Barricades may be a viable barrier solution for you to consider if tasked with traffic or pedestrian safety measures. Here, you will learn about traffic and pedestrian barricades and their use during construction, events, and emergencies.
Barricade products function as barriers and may be used as safety measures to help guide motor vehicle and pedestrian traffic. They may be weather-resistant, sturdy, easy to set up and put away. Barricades may comply with regulatory standards for vehicular crash tests and the visually impaired. For example, ADA-compliant pedestrian barricades may have solid material along the bottom to not trap canes and be set up to be continuous to help guide visually impaired individuals as they walk with their canes.

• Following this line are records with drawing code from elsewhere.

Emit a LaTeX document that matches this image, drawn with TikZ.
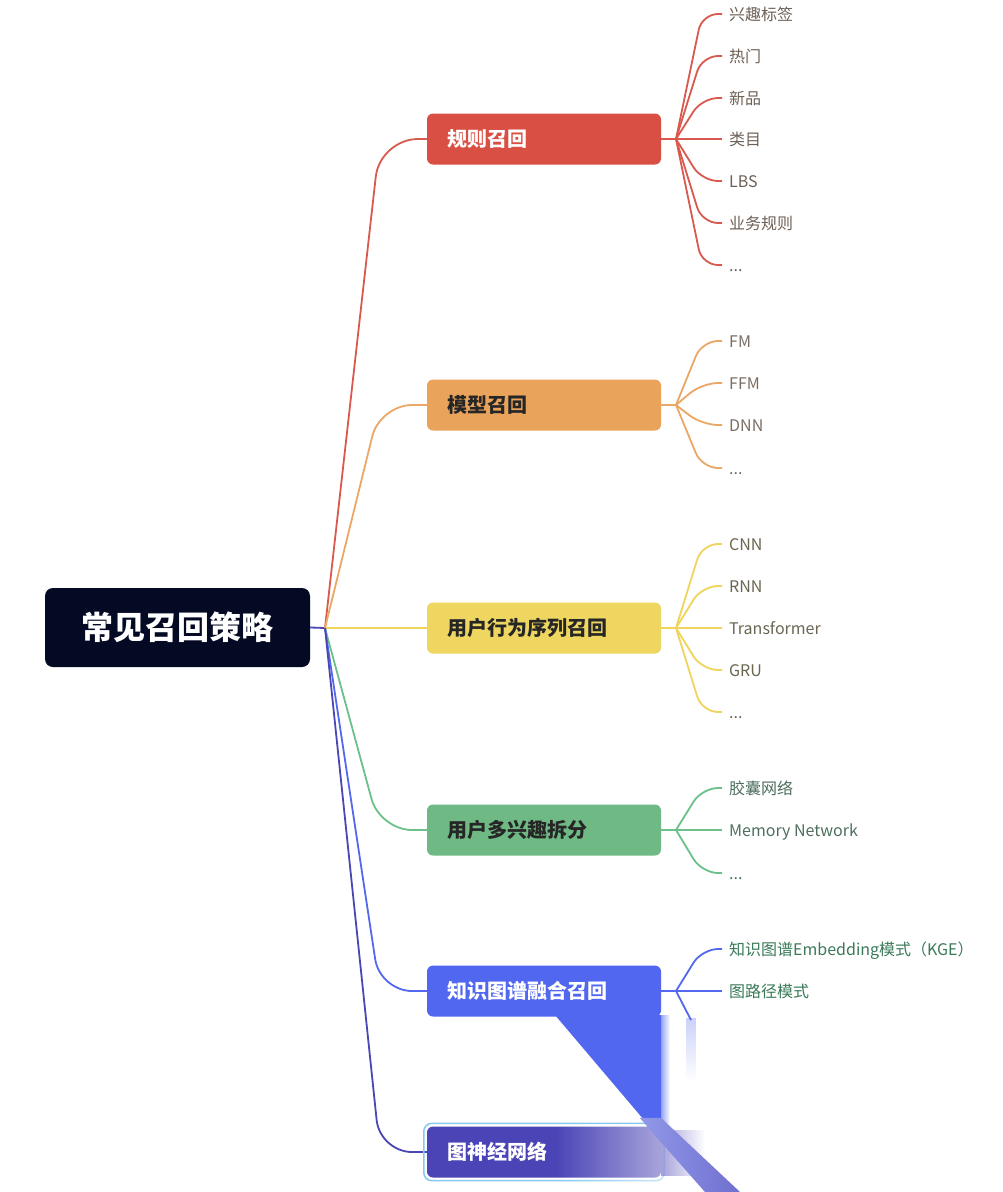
\documentclass[tikz,border=0pt]{standalone}
\usepackage{fontspec}
\setmainfont{Noto Sans CJK SC}
\usetikzlibrary{fadings}
\definecolor{rootc}{HTML}{050A24}
\definecolor{redc}{HTML}{DA4F43}
\definecolor{orangec}{HTML}{E9A35A}
\definecolor{yellowc}{HTML}{EED660}
\definecolor{greenc}{HTML}{6FBA84}
\definecolor{bluec}{HTML}{5267F0}
\definecolor{indigoc}{HTML}{4A44B6}
\definecolor{redl}{HTML}{D85A4E}
\definecolor{orangel}{HTML}{EBA766}
\definecolor{yellowl}{HTML}{F0D45C}
\definecolor{greenl}{HTML}{6CC08A}
\definecolor{bluel}{HTML}{5368EE}
\definecolor{indigol}{HTML}{4A46B4}
\definecolor{redt}{HTML}{6E6055}
\definecolor{oranget}{HTML}{7A6E64}
\definecolor{yellowt}{HTML}{6B6652}
\definecolor{greent}{HTML}{4E6F5E}
\definecolor{bluet}{HTML}{3A7A58}
\definecolor{selc}{HTML}{86C8F2}
\newcommand\leafdots{...}
\begin{document}
\begin{tikzpicture}[x=1pt,y=-1pt,
  rootbox/.style={rectangle, rounded corners=8pt, fill=rootc, text=white,
    minimum width=265pt, minimum height=79pt, inner sep=0pt,
    font=\fontsize{32}{38}\selectfont\bfseries},
  cbox/.style={rectangle, rounded corners=6pt, minimum height=51pt,
    text width=194pt, inner xsep=20pt, inner ysep=0pt, align=left,
    font=\fontsize{20}{24}\selectfont\bfseries},
  leaf/.style={anchor=west, inner xsep=7pt, inner ysep=0pt,
    text height=14pt, text depth=2pt, font=\fontsize{16}{19}\selectfont},
  link/.style={line width=1.8pt}]
\useasboundingbox (0,0) rectangle (1002,1192);
\fill[white] (0,0) rectangle (1002,1192);

% helper coordinates
\coordinate (br) at (325,628);
\coordinate (cx) at (380,0);
\coordinate (lx) at (702,0);

% root and children
\node[rootbox] (root) at (177.5,627.5) {常见召回策略};
\node[cbox, fill=redc, text=white] (c1) at (544,139) {规则召回};
\node[cbox, fill=orangec, text=black!85] (c2) at (544,405) {模型召回};
\node[cbox, fill=yellowc, text=black!85] (c3) at (544,628) {用户行为序列召回};
\node[cbox, fill=greenc, text=black!85] (c4) at (544,830) {用户多兴趣拆分};
\node[cbox, fill=bluec, text=white] (c5) at (544,991) {知识图谱融合召回};
\node[cbox, fill=indigoc, text=white] (c6) at (544,1152) {图神经网络};

% root to children
\draw[link, indigol] (root.east) -- (br);
\foreach \n/\col/\r in {c1/redl/38, c2/orangel/32, c3/yellowl/10, c4/greenl/32, c5/bluel/32, c6/indigol/32}
  \draw[link, \col, rounded corners=\r pt] (br) -- (cx |- \n.west) -- (\n.west);

% branch points for leaves
\coordinate (b1) at (676,139);
\coordinate (b2) at (676,405);
\coordinate (b3) at (676,628);
\coordinate (b4) at (676,830);
\coordinate (b5) at (676,991);
\draw[link, redl] (c1.east) -- (b1);
\draw[link, orangel] (c2.east) -- (b2);
\draw[link, yellowl] (c3.east) -- (b3);
\draw[link, greenl] (c4.east) -- (b4);
\draw[link, bluel] (c5.east) -- (b5);

% leaves: rule
\foreach \y/\t [count=\i] in {14/兴趣标签, 56/热门, 98/新品, 139/类目, 181/LBS, 223/业务规则, 265/\leafdots} {
  \node[leaf, text=redt] (ra\i) at (722,\y) {\t};
  \draw[link, redl, rounded corners=16pt] (b1) -- (lx |- ra\i.west) -- (ra\i.west);
}
% leaves: model
\foreach \y/\t [count=\i] in {341/FM, 383/FFM, 425/DNN, 468/\leafdots} {
  \node[leaf, text=oranget] (rb\i) at (722,\y) {\t};
  \draw[link, orangel, rounded corners=16pt] (b2) -- (lx |- rb\i.west) -- (rb\i.west);
}
% leaves: sequence
\foreach \y/\t [count=\i] in {544/CNN, 586/RNN, 628/Transformer, 670/GRU, 712/\leafdots} {
  \node[leaf, text=yellowt] (rc\i) at (722,\y) {\t};
  \draw[link, yellowl, rounded corners=16pt] (b3) -- (lx |- rc\i.west) -- (rc\i.west);
}
% leaves: multi-interest
\foreach \y/\t [count=\i] in {788/胶囊网络, 830/Memory Network, 873/\leafdots} {
  \node[leaf, text=greent] (rd\i) at (722,\y) {\t};
  \draw[link, greenl, rounded corners=16pt] (b4) -- (lx |- rd\i.west) -- (rd\i.west);
}
% leaves: knowledge graph
\foreach \y/\t [count=\i] in {949/知识图谱Embedding模式（KGE）, 991/图路径模式} {
  \node[leaf, text=bluet] (re\i) at (722,\y) {\t};
  \draw[link, bluel, rounded corners=16pt] (b5) -- (lx |- re\i.west) -- (re\i.west);
}
\coordinate (re3) at (691,1020);
\draw[link, bluel] (b5) -- (re3);
\fill[bluel, fill opacity=0.3, path fading=south] (686,1018) rectangle (696,1080);

% selection outline of the last child
\draw[selc, line width=1.5pt, rounded corners=8pt]
  ([xshift=-3pt,yshift=-3pt]c6.south west) rectangle ([xshift=3pt,yshift=3pt]c6.north east);

% motion-blur artefact
\fill[bluec] (555,1015) -- (661,1015) -- (661,1140) -- cycle;
\fill[bluec, fill opacity=0.6, path fading=east] (661,1015) rectangle (670,1130);
\fill[white, fill opacity=0.55, path fading=west] (555,1124) rectangle (668,1182);
\fill[indigoc!70!white, fill opacity=0.7, path fading=east] (661,1130) rectangle (705,1176);
\fill[indigoc!75!bluec!80!white] (640,1118) -- (661,1118) -- (740,1192) -- (705,1192) -- cycle;
\fill[bluec!50!white, fill opacity=0.6, path fading=east] (740,1192) -- (705,1192) -- (640,1118) -- (661,1118) -- cycle;
\end{tikzpicture}
\end{document}
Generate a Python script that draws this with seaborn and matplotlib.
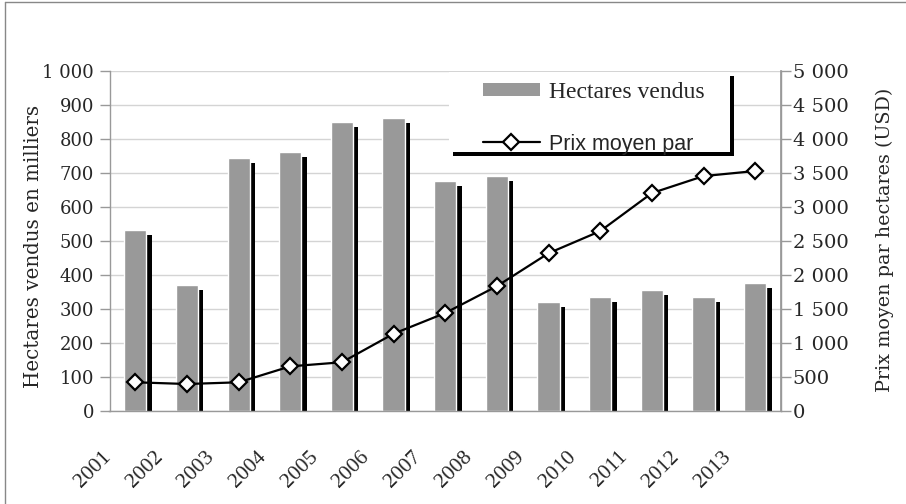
import numpy as np
import pandas as pd
import matplotlib
matplotlib.use("Agg")
import matplotlib.pyplot as plt
import matplotlib.patches as mpatches
import matplotlib.patheffects as pe
from matplotlib.lines import Line2D
from matplotlib.transforms import ScaledTranslation
import seaborn as sns

# data
years = ["2001", "2002", "2003", "2004", "2005", "2006", "2007",
         "2008", "2009", "2010", "2011", "2012", "2013"]
hectares = [532, 368, 742, 762, 848, 860, 677, 690, 320, 335, 355, 335, 374]  # milliers
prices = [415, 390, 415, 650, 710, 1130, 1435, 1830, 2315, 2640, 3200, 3450, 3525]  # USD
left_ticks = list(range(0, 1001, 100))
right_ticks = list(range(0, 5001, 500))
legend_labels = ["Hectares vendus", "Prix moyen par"]


def fr(v):
    # french style thousands: "1 000"
    return f"{v:,}".replace(",", " ")


sns.set_theme(style="white")
plt.rcParams["font.family"] = ["DejaVu Serif"]

W, H = 906, 504
fig = plt.figure(figsize=(W / 100, H / 100), dpi=100)
fig.patch.set_facecolor("white")
ax = fig.add_axes([109.5 / W, 1 - 410.5 / H, (781 - 109.5) / W, (410.5 - 70.8) / H])

df = pd.DataFrame({"annee": years, "hectares": hectares, "prix": prices})
sns.barplot(data=df, x="annee", y="hectares", color="#999999", saturation=1,
            width=0.43, ax=ax)
shadow = [pe.SimplePatchShadow(offset=(3.8, -3.6), shadow_rgbFace="black", alpha=1),
          pe.Normal()]
for p in ax.patches:
    p.set_path_effects(shadow)

ax.set_ylim(0, 1000)
ax.set_yticks(left_ticks)
ax.set_yticklabels([fr(v) for v in left_ticks], fontsize=13)
ax.yaxis.grid(True, color="#d4d4d4", lw=1)
ax.set_axisbelow(True)
ax.set_xlabel("")
ax.set_ylabel("")
ax.spines["top"].set_visible(False)
for s in ["left", "bottom", "right"]:
    ax.spines[s].set_color("#999999")
    ax.spines[s].set_linewidth(1)
ax.tick_params(axis="y", left=True, length=7, width=1, color="#999999", pad=4)
ax.tick_params(axis="x", bottom=False, length=0, pad=0)

ax2 = ax.twinx()
sns.lineplot(x=np.arange(len(years)), y=prices, ax=ax2, color="black", lw=1.6,
             marker="D", markersize=8, markerfacecolor="white",
             markeredgecolor="black", markeredgewidth=1.6)
ax2.set_ylim(0, 5000)
ax2.set_yticks(right_ticks)
ax2.set_yticklabels([fr(v) for v in right_ticks], fontsize=14)
ax2.grid(False)
ax2.set_ylabel("")
for s in ["left", "top", "bottom"]:
    ax2.spines[s].set_visible(False)
ax2.spines["right"].set_color("#999999")
ax2.tick_params(axis="y", right=True, length=7, width=1, color="#999999", pad=1.5)
ax.set_xlim(-0.5, len(years) - 0.5)

ax.set_xticks(range(len(years)))
ax.set_xticklabels(years, rotation=45, ha="right", va="center",
                   rotation_mode="anchor", fontfamily="Liberation Serif", fontsize=15.5)
off = ScaledTranslation(-27 / 100, -44 / 100, fig.dpi_scale_trans)
for lab in ax.get_xticklabels():
    lab.set_transform(lab.get_transform() + off)

# axis titles
fig.text(34 / W, 1 - 246 / H, "Hectares vendus en milliers", rotation=90,
         ha="center", va="center", fontsize=14.3)
fig.text(885 / W, 1 - 240 / H, "Prix moyen par hectares (USD)", rotation=90,
         ha="center", va="center", fontsize=13.8)

# legend box with black drop shadow
box = mpatches.Rectangle((449 / W, 1 - 152 / H), 281 / W, 80 / H,
                         transform=fig.transFigure, facecolor="white",
                         edgecolor="none", zorder=3,
                         path_effects=[pe.SimplePatchShadow(offset=(3, -3), shadow_rgbFace="black", alpha=1),
                                       pe.Normal()])
fig.add_artist(box)

handles = [mpatches.Patch(facecolor="#999999", edgecolor="none"),
           Line2D([], [], color="black", lw=1.6, marker="D", markersize=8,
                  markerfacecolor="white", markeredgecolor="black", markeredgewidth=1.6)]
leg = fig.legend(handles, legend_labels, loc="upper left",
                 bbox_to_anchor=(483 / W, 1 - 82 / H), frameon=False,
                 borderpad=0, borderaxespad=0, handlelength=2.4, handleheight=0.45,
                 handletextpad=0.4, labelspacing=1.3,
                 prop={"family": "Liberation Serif", "size": 17})
leg.set_zorder(5)
t2 = leg.get_texts()[1]
t2.set_fontfamily("Liberation Sans")
t2.set_fontsize(15.5)

# thin frame (left and top edges visible in the original)
fig.add_artist(Line2D([5 / W, 5 / W], [0, 1 - 2 / H], transform=fig.transFigure,
                      color="#888888", lw=1))
fig.add_artist(Line2D([5 / W, 1], [1 - 2 / H, 1 - 2 / H], transform=fig.transFigure,
                      color="#888888", lw=1))

fig.savefig("out.png", dpi=100)
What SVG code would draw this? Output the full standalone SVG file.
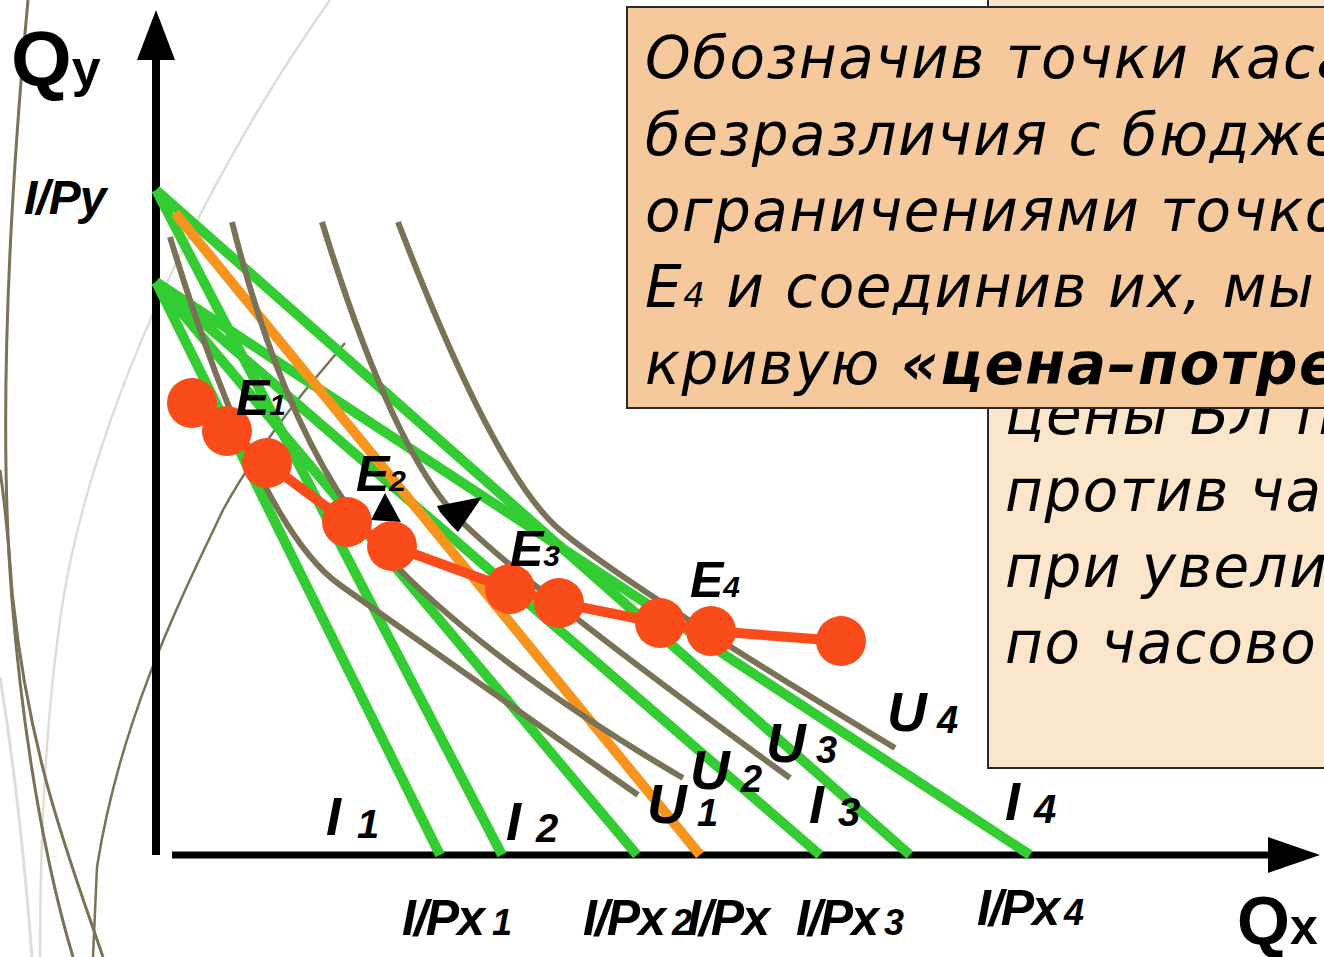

Barricades may be placed during daytime and overnight construction and utility work to alert drivers to changing traffic patterns, detours, and road closures. You may need to use different barricades for high-speed versus low-speed routes because fast-moving traffic on highways has less time to react to unexpected changes than traffic in residential areas.
Barricades may also be set around open utility holes for worker safety and to alert pedestrians and visually impaired individuals to keep away. You may use barricades to make walkways for pedestrians as well.
Events may cause congestion. When an event is scheduled, traffic barricades may guide or reroute traffic. It may be a good idea to plan detours to lower the inconvenience to through traffic. Barricades may also be used as guides for drivers on where to park.
Another consideration during events may be pedestrian traffic. There may be crowds of attendees for any occasion. Pedestrian barricades may come in handy to control attendees, create walkways, and keep attendees out of restricted areas.
During incidents and motor vehicle accidents, you may use barricades to keep away or reroute traffic and signal to slow down. The barriers may be quickly transported, set up, and removed.